The WBN header, art by Corey Brickley
So one of the very first thing is that the game does not contain clerics. I don’t know if this was ever actually stated outright, but it’s a thing. There are things in the setting that are god-like, but they exist in a spectrum of non-human, sometimes non-corporeal, creatures called spirits, which can be very small or very large. One of the player characters is such a spirit, Lou Wilson’s paladin Eursulon. There are druids (I think), but they’re universally refered to as shapeshifters, and they have a particular ethnic or national affinity in the setting. There are also witches, a new class which kinda-sorta fills the support role that the cleric often occupies, but not really.
The second big thing is that at least as far as the game has gone so far, there’s no sign of any other intelligent species - no elves, no dwarves, halflings, gnomes or orcs, but also no goblins, no merfolk, and so on. There are dragons.
But here’s the thing that I’m now noticing has been really removed - creature types. A big chunk of 5th Edition - and indeed previous editions - depends on being able to categorise creatures as aberration, fey, undead, celestial, fiend, or what-have-you. Lots of spells and abilities in 5e affect particular creature types - undead are the top of this list, generally, but this mechanism is scattered up and down the game text.
For instance, the spell Detect Evil and Good (which is completely different compared to previous editions) starts with the line: “For the duration, you sense the location of any Aberration, Celestial, Elemental, Fey, Fiend, or Undead within 30 feet of yourself.” In the standard rules, that’s a first level cleric and paladin spell.
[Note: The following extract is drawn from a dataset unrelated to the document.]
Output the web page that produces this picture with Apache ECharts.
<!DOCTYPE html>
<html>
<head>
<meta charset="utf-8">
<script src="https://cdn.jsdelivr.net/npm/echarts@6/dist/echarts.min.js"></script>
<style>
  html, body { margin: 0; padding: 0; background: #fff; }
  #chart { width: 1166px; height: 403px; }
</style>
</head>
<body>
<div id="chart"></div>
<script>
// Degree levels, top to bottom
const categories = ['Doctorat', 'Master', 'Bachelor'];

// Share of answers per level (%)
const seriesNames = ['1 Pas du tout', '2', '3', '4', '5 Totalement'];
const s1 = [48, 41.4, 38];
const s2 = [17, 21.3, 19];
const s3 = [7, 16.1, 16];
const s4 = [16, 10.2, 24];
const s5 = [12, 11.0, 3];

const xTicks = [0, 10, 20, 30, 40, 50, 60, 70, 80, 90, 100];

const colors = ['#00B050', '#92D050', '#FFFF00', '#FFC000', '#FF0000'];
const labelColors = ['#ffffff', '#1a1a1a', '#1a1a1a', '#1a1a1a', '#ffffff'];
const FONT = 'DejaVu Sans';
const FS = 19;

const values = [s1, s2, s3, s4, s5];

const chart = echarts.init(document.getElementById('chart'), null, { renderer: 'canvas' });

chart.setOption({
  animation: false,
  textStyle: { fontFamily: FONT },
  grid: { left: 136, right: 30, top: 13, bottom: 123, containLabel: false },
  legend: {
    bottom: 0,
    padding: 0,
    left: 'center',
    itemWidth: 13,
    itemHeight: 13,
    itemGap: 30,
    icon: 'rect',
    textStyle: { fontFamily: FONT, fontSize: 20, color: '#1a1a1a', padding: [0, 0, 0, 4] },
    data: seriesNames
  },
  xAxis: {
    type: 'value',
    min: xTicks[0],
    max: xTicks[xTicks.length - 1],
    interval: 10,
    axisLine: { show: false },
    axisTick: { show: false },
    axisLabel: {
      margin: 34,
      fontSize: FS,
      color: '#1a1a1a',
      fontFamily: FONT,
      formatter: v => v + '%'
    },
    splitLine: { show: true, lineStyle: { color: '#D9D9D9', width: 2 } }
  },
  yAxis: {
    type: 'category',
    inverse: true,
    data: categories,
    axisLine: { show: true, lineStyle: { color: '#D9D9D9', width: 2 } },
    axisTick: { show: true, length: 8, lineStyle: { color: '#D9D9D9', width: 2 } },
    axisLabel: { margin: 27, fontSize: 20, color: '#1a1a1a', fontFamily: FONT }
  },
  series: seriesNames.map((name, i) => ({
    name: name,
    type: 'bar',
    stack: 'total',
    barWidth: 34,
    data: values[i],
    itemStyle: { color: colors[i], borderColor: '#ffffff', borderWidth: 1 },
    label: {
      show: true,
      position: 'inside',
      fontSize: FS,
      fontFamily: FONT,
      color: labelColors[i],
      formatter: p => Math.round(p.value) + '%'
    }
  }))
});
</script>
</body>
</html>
It hasn’t been used at all, by anyone, not even the paladin player character, in 54 episodes (and 5 prelude episodes). It’s interesting, in pure game terms, to have that gone, particularly since its arcane counterpart, Detect Magic, is definitely still included.
But I feel like it’s also absolutely necessary for the setting for that spell to not be there. Spirits have a capability called glamour, with which they can disguise themselves - with greater or lesser success - as ordinary mortals. If they could be detected as fey, undead, fiends, celestials, etc., that ability would be fairly meaningless. So it’s gone. Detect Magic may pick up the actual glamour - that’s not wholly clear to me, though - but at most, it senses an illusion. And in the setting itself, spirits are spirits. Separating them into - at the very least - the types mentioned in Detect Evil and Good would provide categories and taxonomies which they don’t necessarily have in the setting.
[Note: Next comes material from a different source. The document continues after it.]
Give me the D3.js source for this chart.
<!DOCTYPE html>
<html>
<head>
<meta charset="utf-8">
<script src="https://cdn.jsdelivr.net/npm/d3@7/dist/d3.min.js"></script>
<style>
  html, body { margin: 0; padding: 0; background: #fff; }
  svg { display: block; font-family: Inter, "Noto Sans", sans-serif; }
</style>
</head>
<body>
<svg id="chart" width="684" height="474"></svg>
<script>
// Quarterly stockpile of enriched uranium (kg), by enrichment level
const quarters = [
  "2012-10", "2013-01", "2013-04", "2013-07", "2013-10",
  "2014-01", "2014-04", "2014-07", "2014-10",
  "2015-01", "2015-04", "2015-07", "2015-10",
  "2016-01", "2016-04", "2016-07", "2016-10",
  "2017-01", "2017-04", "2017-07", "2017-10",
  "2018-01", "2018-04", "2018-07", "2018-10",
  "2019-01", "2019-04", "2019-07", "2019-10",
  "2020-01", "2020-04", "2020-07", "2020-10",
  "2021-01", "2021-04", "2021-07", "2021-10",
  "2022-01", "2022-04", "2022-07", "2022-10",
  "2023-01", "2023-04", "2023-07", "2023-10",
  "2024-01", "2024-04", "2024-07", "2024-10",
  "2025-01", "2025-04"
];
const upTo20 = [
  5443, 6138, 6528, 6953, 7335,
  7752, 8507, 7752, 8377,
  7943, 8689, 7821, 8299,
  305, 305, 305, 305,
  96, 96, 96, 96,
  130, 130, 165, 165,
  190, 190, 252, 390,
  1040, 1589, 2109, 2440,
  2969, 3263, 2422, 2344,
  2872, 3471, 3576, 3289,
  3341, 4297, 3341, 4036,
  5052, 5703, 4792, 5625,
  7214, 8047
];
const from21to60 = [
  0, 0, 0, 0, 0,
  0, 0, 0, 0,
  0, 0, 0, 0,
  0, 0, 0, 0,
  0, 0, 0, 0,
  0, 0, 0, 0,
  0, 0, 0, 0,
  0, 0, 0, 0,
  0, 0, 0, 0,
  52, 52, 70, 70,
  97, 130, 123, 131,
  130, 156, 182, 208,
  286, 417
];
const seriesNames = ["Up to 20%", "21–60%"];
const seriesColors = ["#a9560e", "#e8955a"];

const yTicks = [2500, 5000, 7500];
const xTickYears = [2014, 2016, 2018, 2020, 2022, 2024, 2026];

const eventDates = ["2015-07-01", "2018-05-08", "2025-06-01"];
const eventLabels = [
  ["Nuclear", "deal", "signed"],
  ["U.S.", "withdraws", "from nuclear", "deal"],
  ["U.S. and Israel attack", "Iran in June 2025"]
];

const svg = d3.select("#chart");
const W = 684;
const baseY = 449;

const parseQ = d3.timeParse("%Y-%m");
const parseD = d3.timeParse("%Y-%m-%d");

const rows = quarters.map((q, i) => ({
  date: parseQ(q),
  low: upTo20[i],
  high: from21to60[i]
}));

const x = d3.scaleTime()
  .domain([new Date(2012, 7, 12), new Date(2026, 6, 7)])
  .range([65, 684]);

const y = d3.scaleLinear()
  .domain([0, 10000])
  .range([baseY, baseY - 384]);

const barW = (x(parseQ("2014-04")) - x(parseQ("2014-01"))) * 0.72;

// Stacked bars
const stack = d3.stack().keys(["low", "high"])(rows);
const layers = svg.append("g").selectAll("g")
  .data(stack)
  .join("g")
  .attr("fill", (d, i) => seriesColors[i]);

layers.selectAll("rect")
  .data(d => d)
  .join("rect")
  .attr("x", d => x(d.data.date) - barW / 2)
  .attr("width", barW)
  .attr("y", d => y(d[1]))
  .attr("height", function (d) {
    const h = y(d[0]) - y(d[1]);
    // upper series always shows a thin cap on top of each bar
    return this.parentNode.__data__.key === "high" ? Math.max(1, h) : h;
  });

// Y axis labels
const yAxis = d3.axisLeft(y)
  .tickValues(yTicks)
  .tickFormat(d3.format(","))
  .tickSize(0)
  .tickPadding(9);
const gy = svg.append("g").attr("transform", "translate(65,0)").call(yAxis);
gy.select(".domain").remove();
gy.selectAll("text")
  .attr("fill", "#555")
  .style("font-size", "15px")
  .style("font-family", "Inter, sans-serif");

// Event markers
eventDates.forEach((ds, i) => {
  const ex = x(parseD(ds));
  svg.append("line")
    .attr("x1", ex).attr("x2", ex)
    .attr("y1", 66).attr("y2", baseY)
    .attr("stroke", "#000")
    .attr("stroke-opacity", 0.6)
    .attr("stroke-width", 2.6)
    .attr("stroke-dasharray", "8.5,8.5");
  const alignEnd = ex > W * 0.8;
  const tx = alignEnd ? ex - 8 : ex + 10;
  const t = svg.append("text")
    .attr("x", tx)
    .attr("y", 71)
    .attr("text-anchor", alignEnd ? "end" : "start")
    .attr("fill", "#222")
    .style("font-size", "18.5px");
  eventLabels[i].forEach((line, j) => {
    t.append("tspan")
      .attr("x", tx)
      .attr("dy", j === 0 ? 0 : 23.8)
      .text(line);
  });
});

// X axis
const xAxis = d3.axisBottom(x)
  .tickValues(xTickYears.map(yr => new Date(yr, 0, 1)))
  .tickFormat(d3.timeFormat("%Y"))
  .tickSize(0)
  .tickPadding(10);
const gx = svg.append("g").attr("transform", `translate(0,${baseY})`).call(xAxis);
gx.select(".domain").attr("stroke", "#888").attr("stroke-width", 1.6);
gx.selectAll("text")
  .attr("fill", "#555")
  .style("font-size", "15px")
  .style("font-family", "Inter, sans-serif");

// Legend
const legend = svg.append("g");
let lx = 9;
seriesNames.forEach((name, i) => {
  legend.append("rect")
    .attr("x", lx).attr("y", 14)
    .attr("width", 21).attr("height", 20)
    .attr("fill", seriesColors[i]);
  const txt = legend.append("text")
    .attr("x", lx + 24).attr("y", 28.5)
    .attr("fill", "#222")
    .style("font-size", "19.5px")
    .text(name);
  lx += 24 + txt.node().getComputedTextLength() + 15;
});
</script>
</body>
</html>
Is the whole concept of creature types gone? Possibly! The Witch class - the biggest look into the rule mechanics of the game we have access to - doesn’t use the term “beast” when referring to possible familiars, but instead lists specific animals, and says that “any CR 0 creature” might be approved by the GM. And yet, fascinatingly, the spell Detect Evil and Good is there on the Witch spell list, and the Witch spell Allied Hunter definitely references the Beast type. That might be for players outside of the setting of Umora using the class, though.
So maybe what’s happening here is that the players have just agreed not to use the spell, in the same way as they have never uttered the word “druid” at any point. Honestly, that seems even more interesting than the functionality not being there at all - I am reasonably certain I couldn’t do that.